Все студенты подчеркивали его чрезвычайную педантичность. На занятия он приходил с точностью до минуты и всегда ждал студентов. Когда они наконец являлись, вскакивал со стула и подходил поздороваться. Шостакович ни к кому не обращался на «ты», ко всем относился с одинаковой любезностью, хотя и соблюдал определенную дистанцию. Несколько раз что-то неожиданно мешало ему прийти на занятия в консерваторию, и в таких случаях он каждого студента ставил об этом в известность отдельной телеграммой.

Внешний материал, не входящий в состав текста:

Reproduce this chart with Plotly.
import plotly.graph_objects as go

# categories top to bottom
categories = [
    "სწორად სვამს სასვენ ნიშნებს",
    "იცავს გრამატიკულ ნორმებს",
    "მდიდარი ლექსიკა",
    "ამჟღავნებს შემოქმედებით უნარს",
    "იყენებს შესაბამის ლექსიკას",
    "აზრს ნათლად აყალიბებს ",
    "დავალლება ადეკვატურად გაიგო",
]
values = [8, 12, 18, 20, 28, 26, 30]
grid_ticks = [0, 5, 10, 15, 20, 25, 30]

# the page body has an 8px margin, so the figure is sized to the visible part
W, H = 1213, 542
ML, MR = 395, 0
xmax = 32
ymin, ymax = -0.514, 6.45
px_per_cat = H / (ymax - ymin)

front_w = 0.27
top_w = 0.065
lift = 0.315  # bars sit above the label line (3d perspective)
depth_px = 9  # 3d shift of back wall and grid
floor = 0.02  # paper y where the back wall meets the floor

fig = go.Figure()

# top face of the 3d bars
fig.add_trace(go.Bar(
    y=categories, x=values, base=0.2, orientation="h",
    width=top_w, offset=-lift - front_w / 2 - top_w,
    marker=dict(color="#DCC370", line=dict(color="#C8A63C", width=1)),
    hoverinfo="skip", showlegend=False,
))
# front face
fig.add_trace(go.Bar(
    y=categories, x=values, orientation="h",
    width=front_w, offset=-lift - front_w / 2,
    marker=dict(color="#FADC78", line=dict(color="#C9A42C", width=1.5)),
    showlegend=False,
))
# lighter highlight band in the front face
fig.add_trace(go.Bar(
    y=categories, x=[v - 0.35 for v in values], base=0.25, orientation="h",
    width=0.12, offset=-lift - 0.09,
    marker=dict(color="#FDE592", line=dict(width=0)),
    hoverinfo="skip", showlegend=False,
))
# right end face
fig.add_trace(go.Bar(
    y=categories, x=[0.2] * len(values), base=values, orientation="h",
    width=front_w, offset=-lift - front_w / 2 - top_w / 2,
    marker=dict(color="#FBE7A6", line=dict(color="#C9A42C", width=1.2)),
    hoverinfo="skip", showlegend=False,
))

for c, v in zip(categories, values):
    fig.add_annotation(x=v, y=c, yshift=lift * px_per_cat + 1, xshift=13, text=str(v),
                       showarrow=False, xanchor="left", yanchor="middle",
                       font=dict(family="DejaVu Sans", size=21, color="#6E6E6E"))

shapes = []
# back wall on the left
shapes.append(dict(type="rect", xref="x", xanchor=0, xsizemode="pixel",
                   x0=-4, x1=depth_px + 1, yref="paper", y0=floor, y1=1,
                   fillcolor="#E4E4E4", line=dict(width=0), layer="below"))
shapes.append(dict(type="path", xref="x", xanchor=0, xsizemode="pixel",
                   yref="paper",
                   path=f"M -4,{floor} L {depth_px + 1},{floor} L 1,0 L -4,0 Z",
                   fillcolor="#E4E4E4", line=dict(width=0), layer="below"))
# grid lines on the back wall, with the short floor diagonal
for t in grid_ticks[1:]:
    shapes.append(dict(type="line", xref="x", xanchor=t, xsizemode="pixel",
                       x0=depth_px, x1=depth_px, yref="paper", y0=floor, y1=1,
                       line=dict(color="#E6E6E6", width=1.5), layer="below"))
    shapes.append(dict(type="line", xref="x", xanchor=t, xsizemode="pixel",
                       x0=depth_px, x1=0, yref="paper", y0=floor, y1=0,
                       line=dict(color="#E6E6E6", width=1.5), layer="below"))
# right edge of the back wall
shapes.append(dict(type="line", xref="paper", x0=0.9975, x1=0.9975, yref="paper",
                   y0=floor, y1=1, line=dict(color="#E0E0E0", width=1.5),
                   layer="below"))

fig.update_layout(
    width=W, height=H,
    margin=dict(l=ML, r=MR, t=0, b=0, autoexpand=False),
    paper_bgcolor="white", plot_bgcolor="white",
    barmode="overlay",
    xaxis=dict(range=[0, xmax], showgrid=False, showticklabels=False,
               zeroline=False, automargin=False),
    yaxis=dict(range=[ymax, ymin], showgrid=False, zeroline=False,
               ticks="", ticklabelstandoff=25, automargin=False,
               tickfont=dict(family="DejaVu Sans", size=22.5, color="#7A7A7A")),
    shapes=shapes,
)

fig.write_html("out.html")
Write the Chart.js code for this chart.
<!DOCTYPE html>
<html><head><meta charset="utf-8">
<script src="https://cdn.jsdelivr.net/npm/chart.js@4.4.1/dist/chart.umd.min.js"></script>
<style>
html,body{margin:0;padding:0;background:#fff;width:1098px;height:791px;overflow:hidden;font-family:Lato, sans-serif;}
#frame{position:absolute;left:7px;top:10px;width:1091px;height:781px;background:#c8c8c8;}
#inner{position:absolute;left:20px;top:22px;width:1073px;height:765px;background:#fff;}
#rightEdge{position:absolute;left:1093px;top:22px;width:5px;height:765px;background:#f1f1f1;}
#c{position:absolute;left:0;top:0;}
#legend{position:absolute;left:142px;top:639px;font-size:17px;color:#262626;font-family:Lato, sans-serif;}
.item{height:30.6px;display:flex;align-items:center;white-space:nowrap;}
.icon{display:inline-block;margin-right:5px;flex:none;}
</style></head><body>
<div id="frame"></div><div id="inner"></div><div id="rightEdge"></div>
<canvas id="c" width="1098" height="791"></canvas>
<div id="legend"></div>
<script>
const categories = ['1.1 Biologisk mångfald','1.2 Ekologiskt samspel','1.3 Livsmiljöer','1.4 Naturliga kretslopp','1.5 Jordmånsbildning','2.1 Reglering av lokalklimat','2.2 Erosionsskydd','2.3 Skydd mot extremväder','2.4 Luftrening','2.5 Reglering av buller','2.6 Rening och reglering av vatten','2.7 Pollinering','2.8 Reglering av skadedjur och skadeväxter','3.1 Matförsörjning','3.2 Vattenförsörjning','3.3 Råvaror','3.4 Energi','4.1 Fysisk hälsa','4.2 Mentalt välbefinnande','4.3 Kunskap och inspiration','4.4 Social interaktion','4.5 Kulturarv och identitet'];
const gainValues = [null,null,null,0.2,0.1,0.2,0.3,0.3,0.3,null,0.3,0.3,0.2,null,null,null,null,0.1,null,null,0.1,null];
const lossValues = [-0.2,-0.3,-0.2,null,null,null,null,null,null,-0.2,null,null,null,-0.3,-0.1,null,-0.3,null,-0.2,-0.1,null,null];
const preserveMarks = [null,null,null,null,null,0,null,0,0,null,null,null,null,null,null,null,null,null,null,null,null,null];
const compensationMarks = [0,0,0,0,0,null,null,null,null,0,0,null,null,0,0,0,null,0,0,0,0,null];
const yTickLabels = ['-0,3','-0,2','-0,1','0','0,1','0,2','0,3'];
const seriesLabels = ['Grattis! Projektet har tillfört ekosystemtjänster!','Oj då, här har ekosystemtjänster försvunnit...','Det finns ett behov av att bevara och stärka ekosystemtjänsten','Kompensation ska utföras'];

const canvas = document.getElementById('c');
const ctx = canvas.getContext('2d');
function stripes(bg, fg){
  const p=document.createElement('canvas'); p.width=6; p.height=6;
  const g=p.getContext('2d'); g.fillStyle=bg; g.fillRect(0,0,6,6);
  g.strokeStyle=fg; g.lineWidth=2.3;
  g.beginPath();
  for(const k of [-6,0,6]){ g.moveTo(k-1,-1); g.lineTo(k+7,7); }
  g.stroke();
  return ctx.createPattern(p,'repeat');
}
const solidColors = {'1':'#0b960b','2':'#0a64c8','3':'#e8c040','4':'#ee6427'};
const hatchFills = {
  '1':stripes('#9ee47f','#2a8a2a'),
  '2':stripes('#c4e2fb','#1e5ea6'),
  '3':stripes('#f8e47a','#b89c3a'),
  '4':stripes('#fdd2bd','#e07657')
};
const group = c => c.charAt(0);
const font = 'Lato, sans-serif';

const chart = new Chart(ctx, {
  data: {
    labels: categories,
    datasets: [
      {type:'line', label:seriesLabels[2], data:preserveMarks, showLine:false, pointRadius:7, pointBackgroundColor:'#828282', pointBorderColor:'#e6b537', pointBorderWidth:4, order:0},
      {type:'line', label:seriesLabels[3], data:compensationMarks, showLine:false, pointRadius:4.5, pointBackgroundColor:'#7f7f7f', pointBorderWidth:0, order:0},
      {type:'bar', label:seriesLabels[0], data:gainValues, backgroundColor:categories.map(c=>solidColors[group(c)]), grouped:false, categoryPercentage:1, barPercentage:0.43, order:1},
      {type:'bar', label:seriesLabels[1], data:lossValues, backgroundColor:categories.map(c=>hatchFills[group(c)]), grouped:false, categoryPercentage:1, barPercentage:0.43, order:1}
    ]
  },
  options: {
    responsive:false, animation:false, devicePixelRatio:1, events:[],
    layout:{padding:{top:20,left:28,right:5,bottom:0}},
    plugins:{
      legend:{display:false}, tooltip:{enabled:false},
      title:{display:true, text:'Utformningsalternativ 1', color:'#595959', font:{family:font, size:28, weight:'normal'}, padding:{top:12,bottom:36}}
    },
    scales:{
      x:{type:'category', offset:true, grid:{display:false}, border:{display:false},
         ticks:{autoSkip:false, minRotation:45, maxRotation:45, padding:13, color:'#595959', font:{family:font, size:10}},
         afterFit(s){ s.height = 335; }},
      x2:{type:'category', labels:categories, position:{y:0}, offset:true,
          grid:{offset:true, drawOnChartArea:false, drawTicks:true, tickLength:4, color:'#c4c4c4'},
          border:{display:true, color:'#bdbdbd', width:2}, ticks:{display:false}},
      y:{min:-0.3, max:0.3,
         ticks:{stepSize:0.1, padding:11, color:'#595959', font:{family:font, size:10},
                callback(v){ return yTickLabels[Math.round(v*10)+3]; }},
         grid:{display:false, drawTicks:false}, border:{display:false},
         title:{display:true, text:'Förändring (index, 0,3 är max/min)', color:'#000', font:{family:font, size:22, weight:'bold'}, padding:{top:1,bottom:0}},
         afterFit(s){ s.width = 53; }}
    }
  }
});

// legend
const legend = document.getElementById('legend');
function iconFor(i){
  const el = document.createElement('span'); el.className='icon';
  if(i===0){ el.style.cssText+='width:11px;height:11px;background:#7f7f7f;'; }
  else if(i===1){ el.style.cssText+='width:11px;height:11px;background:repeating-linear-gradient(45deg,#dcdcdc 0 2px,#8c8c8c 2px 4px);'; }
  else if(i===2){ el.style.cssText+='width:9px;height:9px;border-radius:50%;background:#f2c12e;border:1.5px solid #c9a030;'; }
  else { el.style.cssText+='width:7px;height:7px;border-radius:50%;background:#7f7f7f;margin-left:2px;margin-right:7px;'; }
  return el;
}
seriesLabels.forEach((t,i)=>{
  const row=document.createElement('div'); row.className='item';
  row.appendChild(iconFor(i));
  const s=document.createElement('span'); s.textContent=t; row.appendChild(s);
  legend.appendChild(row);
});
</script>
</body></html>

Вначале проводились индивидуальные занятия, а затем все собирались, чтобы вместе играть на рояле. В четыре руки исполнялись симфонии Гайдна, Моцарта, Бетховена, Шуберта, Шумана, Брамса, Брукнера и Чайковского. Шостакович требовал большого совершенства в чтении с листа. На пюпитре часто лежали партитуры симфонических поэм Р. Штрауса, симфонии Малера, «Отелло» Верди и сочинения Прокофьева. Специально для студентов Шостакович сделал четырехручное переложение Симфонии псалмов Стравинского, чтобы познакомить их с произведением, которое высоко ценил. Иногда демонстрировал собственные сочинения. Рассказывая о проблемах сатирической оперы, играл фрагменты из «Носа». О «Леди Макбет» никогда не вспоминал. Позже, во время войны, показывал студентам начатую и недоконченную оперу «Игроки» по Гоголю, а также Фортепианное трио и Второй струнный квартет. «Мы слушали в немом восторге, — вспоминал Бунин, — а Дмитрий Дмитриевич, окончив играть, все время повторял: „Ну что же вы, критикуйте, критикуйте“…» [282] А Оресту Евлахову запомнилось, как учитель «неоднократно… говорил о себе, что если у него самого что-либо не выходит в музыке, он открывает партитуры Чайковского и ищет там ответа на многие технологические вопросы» [283] . Иногда Шостакович приглашал студентов на репетиции своих произведений. Так было с Шестой симфонией, когда молодые композиторы получили возможность следить такт за тактом по рукописи и одновременно слушать новое сочинение. Заботился он и о том, чтобы его ученики завязывали знакомства с композиторами, исполнителями, критиками: представил их Мравинскому, Соллертинскому, Шебалину…
282
Бунин Р.Цит. соч. С. 16.
283
Евлахов О.Класс композиции Д. Шостаковича // Ленинградская консерватория в воспоминаниях. С. 201–202.